Benchmarking should not exist to make dashboards look impressive. It should show organisations where they are weak relative to peers, sectors, and supply chains.
Quantification should not exist purely to justify a budget request. It should help focus effort where it will reduce the most exposure, fastest.
That is why our approach combines:
- continuous risk scoring
- vulnerability assessment and management
- external posture visibility
- supply chain risk assessment
- benchmarking against real organisations
- live reporting for directors and security teams
- actionable remediation workflows
This is the key distinction.
We are not interested in helping organisations simply describe their risk more elegantly.
We are interested in helping them reduce it.
Why this matters for boards
Boards do need cyber in business language.
They need evidence of oversight.
They need visibility.
They need a defensible view of exposure.
They need to understand where risk sits across their own estate and their supply chain.
But they also need clarity on one critical point:
The purpose of reporting risk is to drive action.
Not to create distance from accountability.
Not to hide behind complexity.
Not to outsource judgment to an expensive spreadsheet.
Board-level cyber governance works best when leadership can answer four basic questions:
- What is exposed?
- How serious is it?
- How do we compare to peers?
- What are we doing about it?
That last question matters most.
Why this matters for insurers
Cyber insurance is becoming more data-driven every year.
Underwriters increasingly use cyber risk scoring, benchmarking, and quantification to assess applicants, shape premiums, impose conditions, and determine coverage. That trend will continue.
But insurers also understand a simple commercial reality:
Better security posture should mean better risk.
That means organisations need more than a once-a-year application form or a consultant’s risk narrative. They need live, current, measurable evidence that issues are being found and addressed.
Scoring without remediation is only half a story.
A mature risk model is useful.
A continuously improving risk position is better.
Why this matters for SMEs
This is where the conversation becomes especially important.
Large enterprises can afford long consulting engagements. They can pay for strategy decks, scenario models, quantitative workshops, and multiple advisory layers.
Most SMEs cannot.
And they should not have to.
They still face the same internet.
They still sit in supply chains.
They still face ransomware, credential abuse, misconfiguration, exposed services, third-party risk, and regulatory pressure.

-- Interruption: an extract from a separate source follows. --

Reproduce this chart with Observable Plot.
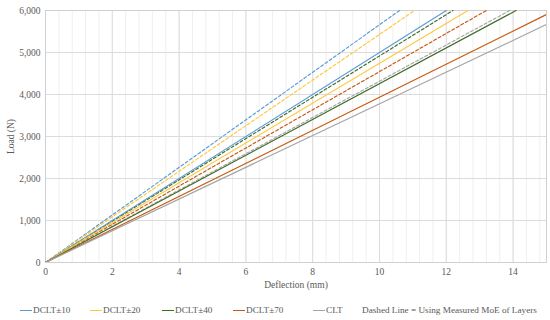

They need access to enterprise-grade visibility, scoring, benchmarking, and remediation support without enterprise-grade cost.
That is one of the reasons we built Cyber Tzar the way we did.
Because cyber risk management should not be reserved for organisations with the biggest advisory budgets.
The future of cyber risk is dynamic, not static
The future of cyber risk scoring is clear.
It will become more real-time, more contextual, more benchmarked, more predictive, and more tightly integrated with governance, insurance, and operational resilience.
AI and machine learning will improve signal quality.
Dynamic scoring will replace static snapshots.
Supply chain analysis will matter more.
Regulatory pressure will increase.
Boards will expect better reporting.
But one principle will remain unchanged:
A useful risk score is one that leads to meaningful reduction in exposure.
That is the standard that matters.
Final thought
Cyber risk quantification has helped the industry grow up.
It has helped organisations speak about cyber in business terms. It has helped justify spend, support governance, and align security with financial decision-making.
That is valuable progress.
But the goal was never to become better at describing the fire.
The goal was always to put it out.
For a more personal perspective on why this approach exists, including the operational realities behind it, see “No Cyber Idea: Why I Built Cyber Tzar (and Why I Don’t Buy the Consulting Model)“.
At Cyber Tzar, that is the philosophy we believe in:
Find it. Benchmark it. Fix it. Reduce it.
Because in the end, the most useful cyber risk model is the one that leads to fewer real-world problems.